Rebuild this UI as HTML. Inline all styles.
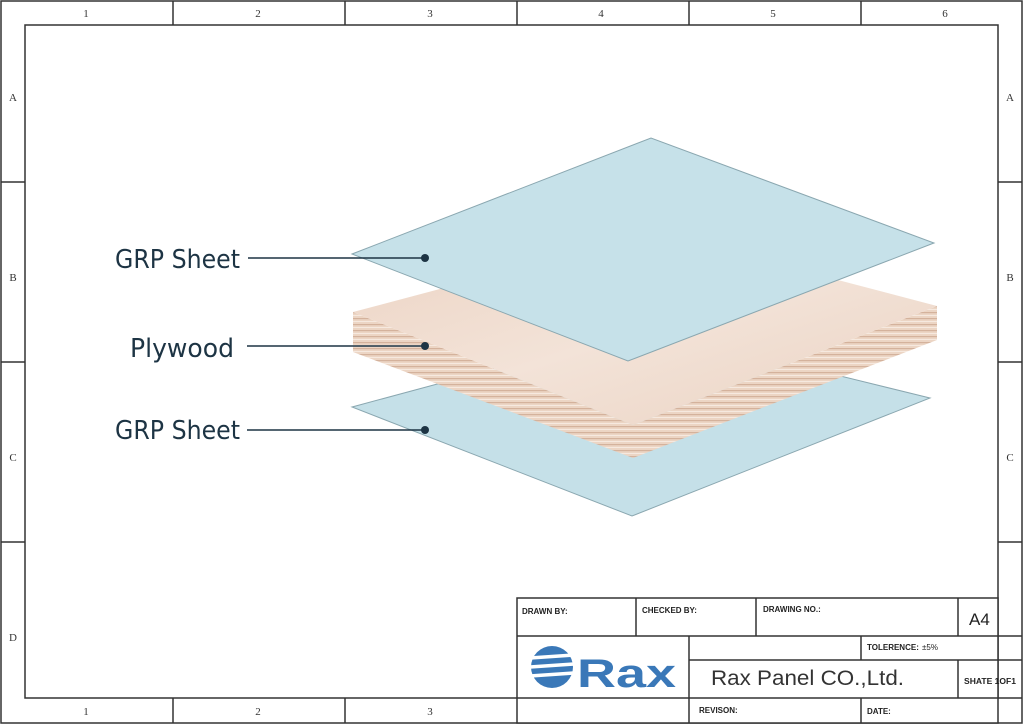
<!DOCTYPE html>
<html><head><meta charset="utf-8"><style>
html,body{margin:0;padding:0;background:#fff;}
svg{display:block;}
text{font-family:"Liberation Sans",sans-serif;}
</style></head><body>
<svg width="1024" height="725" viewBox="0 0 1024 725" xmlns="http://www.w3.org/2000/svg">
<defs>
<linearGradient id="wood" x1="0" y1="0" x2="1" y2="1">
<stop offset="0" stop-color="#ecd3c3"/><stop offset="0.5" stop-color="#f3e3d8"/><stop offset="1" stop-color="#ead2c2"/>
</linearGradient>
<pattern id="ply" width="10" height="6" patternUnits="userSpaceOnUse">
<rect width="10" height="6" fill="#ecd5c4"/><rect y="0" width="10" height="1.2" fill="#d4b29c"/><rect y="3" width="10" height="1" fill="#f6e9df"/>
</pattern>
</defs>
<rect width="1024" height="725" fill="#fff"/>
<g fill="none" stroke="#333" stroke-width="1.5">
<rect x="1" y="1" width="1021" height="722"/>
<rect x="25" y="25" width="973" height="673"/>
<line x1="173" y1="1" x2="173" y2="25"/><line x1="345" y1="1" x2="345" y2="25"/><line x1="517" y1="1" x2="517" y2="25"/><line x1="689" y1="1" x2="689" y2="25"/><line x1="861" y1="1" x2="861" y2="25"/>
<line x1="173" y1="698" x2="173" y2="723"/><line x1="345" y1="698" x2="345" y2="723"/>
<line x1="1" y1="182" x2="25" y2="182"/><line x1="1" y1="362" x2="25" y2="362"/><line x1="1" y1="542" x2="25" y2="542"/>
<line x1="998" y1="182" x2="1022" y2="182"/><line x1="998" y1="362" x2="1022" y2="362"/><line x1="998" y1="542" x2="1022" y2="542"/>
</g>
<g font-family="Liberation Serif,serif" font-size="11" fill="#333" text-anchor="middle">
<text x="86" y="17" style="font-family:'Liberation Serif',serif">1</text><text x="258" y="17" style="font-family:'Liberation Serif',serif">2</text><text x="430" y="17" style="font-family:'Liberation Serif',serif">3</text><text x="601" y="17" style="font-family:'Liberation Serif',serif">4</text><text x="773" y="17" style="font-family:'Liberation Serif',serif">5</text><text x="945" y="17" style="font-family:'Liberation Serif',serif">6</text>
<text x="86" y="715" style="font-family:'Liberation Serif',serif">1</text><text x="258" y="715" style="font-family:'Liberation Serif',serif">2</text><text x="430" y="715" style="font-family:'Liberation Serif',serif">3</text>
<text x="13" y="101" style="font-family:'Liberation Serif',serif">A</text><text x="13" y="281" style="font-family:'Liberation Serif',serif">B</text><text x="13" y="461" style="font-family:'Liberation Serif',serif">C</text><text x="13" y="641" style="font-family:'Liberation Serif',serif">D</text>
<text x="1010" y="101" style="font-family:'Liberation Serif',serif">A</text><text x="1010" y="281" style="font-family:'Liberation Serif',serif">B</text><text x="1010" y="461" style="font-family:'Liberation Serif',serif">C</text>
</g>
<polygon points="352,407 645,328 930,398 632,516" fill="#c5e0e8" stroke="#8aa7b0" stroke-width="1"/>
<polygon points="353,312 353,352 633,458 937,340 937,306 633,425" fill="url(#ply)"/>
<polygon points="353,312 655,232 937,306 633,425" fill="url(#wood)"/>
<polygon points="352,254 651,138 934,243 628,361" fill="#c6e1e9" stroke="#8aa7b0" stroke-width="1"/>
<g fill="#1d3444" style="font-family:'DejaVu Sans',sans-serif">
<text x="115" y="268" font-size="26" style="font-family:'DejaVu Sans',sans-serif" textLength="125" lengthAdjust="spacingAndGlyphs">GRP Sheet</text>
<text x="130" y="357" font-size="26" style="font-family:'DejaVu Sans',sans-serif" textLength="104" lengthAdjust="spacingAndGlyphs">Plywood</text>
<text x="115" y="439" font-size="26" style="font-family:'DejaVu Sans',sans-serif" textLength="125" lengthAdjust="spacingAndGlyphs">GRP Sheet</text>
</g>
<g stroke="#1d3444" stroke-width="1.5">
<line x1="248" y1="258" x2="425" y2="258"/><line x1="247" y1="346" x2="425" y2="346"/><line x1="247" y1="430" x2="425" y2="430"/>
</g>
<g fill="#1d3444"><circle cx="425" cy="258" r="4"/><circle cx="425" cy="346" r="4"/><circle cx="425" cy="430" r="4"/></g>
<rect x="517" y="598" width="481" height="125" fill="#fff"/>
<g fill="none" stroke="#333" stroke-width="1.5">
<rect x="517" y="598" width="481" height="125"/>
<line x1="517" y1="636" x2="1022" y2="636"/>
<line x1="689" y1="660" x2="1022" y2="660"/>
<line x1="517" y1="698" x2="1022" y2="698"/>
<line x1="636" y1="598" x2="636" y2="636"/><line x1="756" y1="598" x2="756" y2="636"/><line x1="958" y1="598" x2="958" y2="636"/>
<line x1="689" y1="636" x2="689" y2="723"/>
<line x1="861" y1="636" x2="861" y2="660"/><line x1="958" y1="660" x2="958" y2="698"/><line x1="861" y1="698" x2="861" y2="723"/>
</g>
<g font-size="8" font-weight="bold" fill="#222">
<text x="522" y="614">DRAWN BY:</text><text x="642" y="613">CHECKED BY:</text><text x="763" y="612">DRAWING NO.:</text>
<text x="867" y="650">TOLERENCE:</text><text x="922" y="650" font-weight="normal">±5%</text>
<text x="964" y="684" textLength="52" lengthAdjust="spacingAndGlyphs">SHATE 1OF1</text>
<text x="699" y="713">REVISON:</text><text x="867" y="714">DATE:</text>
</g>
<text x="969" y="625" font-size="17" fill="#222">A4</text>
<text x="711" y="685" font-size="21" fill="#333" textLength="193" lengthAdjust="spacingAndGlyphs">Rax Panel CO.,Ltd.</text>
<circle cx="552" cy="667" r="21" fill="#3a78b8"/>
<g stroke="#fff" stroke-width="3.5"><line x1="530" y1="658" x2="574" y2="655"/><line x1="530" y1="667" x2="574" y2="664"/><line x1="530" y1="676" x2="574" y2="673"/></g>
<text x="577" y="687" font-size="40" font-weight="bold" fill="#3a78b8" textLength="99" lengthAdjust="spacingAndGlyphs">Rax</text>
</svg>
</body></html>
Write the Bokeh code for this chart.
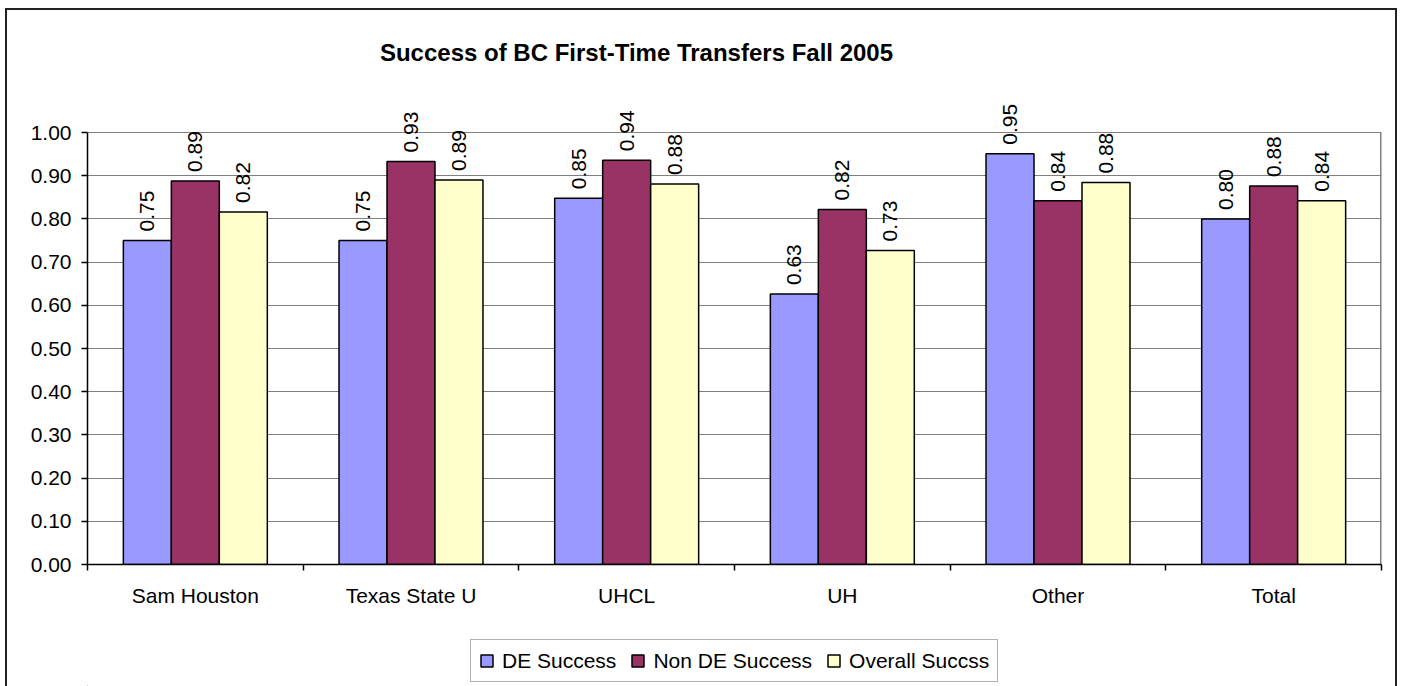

** TASK TO COMPLETE **
Take the listing above and print it exactly, apart from the pictures.

** ANSWER BELOW **
Rebuild this UI as HTML. Inline all styles.
<!DOCTYPE html>
<html><head><meta charset="utf-8"><style>
html,body{margin:0;padding:0;background:#fff;}
svg{display:block;}
text{font-family:"Liberation Sans",sans-serif;}
</style></head><body>
<svg width="1024" height="725" viewBox="0 0 1024 725" xmlns="http://www.w3.org/2000/svg">
<defs>
<linearGradient id="wood" x1="0" y1="0" x2="1" y2="1">
<stop offset="0" stop-color="#ecd3c3"/><stop offset="0.5" stop-color="#f3e3d8"/><stop offset="1" stop-color="#ead2c2"/>
</linearGradient>
<pattern id="ply" width="10" height="6" patternUnits="userSpaceOnUse">
<rect width="10" height="6" fill="#ecd5c4"/><rect y="0" width="10" height="1.2" fill="#d4b29c"/><rect y="3" width="10" height="1" fill="#f6e9df"/>
</pattern>
</defs>
<rect width="1024" height="725" fill="#fff"/>
<g fill="none" stroke="#333" stroke-width="1.5">
<rect x="1" y="1" width="1021" height="722"/>
<rect x="25" y="25" width="973" height="673"/>
<line x1="173" y1="1" x2="173" y2="25"/><line x1="345" y1="1" x2="345" y2="25"/><line x1="517" y1="1" x2="517" y2="25"/><line x1="689" y1="1" x2="689" y2="25"/><line x1="861" y1="1" x2="861" y2="25"/>
<line x1="173" y1="698" x2="173" y2="723"/><line x1="345" y1="698" x2="345" y2="723"/>
<line x1="1" y1="182" x2="25" y2="182"/><line x1="1" y1="362" x2="25" y2="362"/><line x1="1" y1="542" x2="25" y2="542"/>
<line x1="998" y1="182" x2="1022" y2="182"/><line x1="998" y1="362" x2="1022" y2="362"/><line x1="998" y1="542" x2="1022" y2="542"/>
</g>
<g font-family="Liberation Serif,serif" font-size="11" fill="#333" text-anchor="middle">
<text x="86" y="17" style="font-family:'Liberation Serif',serif">1</text><text x="258" y="17" style="font-family:'Liberation Serif',serif">2</text><text x="430" y="17" style="font-family:'Liberation Serif',serif">3</text><text x="601" y="17" style="font-family:'Liberation Serif',serif">4</text><text x="773" y="17" style="font-family:'Liberation Serif',serif">5</text><text x="945" y="17" style="font-family:'Liberation Serif',serif">6</text>
<text x="86" y="715" style="font-family:'Liberation Serif',serif">1</text><text x="258" y="715" style="font-family:'Liberation Serif',serif">2</text><text x="430" y="715" style="font-family:'Liberation Serif',serif">3</text>
<text x="13" y="101" style="font-family:'Liberation Serif',serif">A</text><text x="13" y="281" style="font-family:'Liberation Serif',serif">B</text><text x="13" y="461" style="font-family:'Liberation Serif',serif">C</text><text x="13" y="641" style="font-family:'Liberation Serif',serif">D</text>
<text x="1010" y="101" style="font-family:'Liberation Serif',serif">A</text><text x="1010" y="281" style="font-family:'Liberation Serif',serif">B</text><text x="1010" y="461" style="font-family:'Liberation Serif',serif">C</text>
</g>
<polygon points="352,407 645,328 930,398 632,516" fill="#c5e0e8" stroke="#8aa7b0" stroke-width="1"/>
<polygon points="353,312 353,352 633,458 937,340 937,306 633,425" fill="url(#ply)"/>
<polygon points="353,312 655,232 937,306 633,425" fill="url(#wood)"/>
<polygon points="352,254 651,138 934,243 628,361" fill="#c6e1e9" stroke="#8aa7b0" stroke-width="1"/>
<g fill="#1d3444" style="font-family:'DejaVu Sans',sans-serif">
<text x="115" y="268" font-size="26" style="font-family:'DejaVu Sans',sans-serif" textLength="125" lengthAdjust="spacingAndGlyphs">GRP Sheet</text>
<text x="130" y="357" font-size="26" style="font-family:'DejaVu Sans',sans-serif" textLength="104" lengthAdjust="spacingAndGlyphs">Plywood</text>
<text x="115" y="439" font-size="26" style="font-family:'DejaVu Sans',sans-serif" textLength="125" lengthAdjust="spacingAndGlyphs">GRP Sheet</text>
</g>
<g stroke="#1d3444" stroke-width="1.5">
<line x1="248" y1="258" x2="425" y2="258"/><line x1="247" y1="346" x2="425" y2="346"/><line x1="247" y1="430" x2="425" y2="430"/>
</g>
<g fill="#1d3444"><circle cx="425" cy="258" r="4"/><circle cx="425" cy="346" r="4"/><circle cx="425" cy="430" r="4"/></g>
<rect x="517" y="598" width="481" height="125" fill="#fff"/>
<g fill="none" stroke="#333" stroke-width="1.5">
<rect x="517" y="598" width="481" height="125"/>
<line x1="517" y1="636" x2="1022" y2="636"/>
<line x1="689" y1="660" x2="1022" y2="660"/>
<line x1="517" y1="698" x2="1022" y2="698"/>
<line x1="636" y1="598" x2="636" y2="636"/><line x1="756" y1="598" x2="756" y2="636"/><line x1="958" y1="598" x2="958" y2="636"/>
<line x1="689" y1="636" x2="689" y2="723"/>
<line x1="861" y1="636" x2="861" y2="660"/><line x1="958" y1="660" x2="958" y2="698"/><line x1="861" y1="698" x2="861" y2="723"/>
</g>
<g font-size="8" font-weight="bold" fill="#222">
<text x="522" y="614">DRAWN BY:</text><text x="642" y="613">CHECKED BY:</text><text x="763" y="612">DRAWING NO.:</text>
<text x="867" y="650">TOLERENCE:</text><text x="922" y="650" font-weight="normal">±5%</text>
<text x="964" y="684" textLength="52" lengthAdjust="spacingAndGlyphs">SHATE 1OF1</text>
<text x="699" y="713">REVISON:</text><text x="867" y="714">DATE:</text>
</g>
<text x="969" y="625" font-size="17" fill="#222">A4</text>
<text x="711" y="685" font-size="21" fill="#333" textLength="193" lengthAdjust="spacingAndGlyphs">Rax Panel CO.,Ltd.</text>
<circle cx="552" cy="667" r="21" fill="#3a78b8"/>
<g stroke="#fff" stroke-width="3.5"><line x1="530" y1="658" x2="574" y2="655"/><line x1="530" y1="667" x2="574" y2="664"/><line x1="530" y1="676" x2="574" y2="673"/></g>
<text x="577" y="687" font-size="40" font-weight="bold" fill="#3a78b8" textLength="99" lengthAdjust="spacingAndGlyphs">Rax</text>
</svg>
</body></html>
Write the Bokeh code for this chart.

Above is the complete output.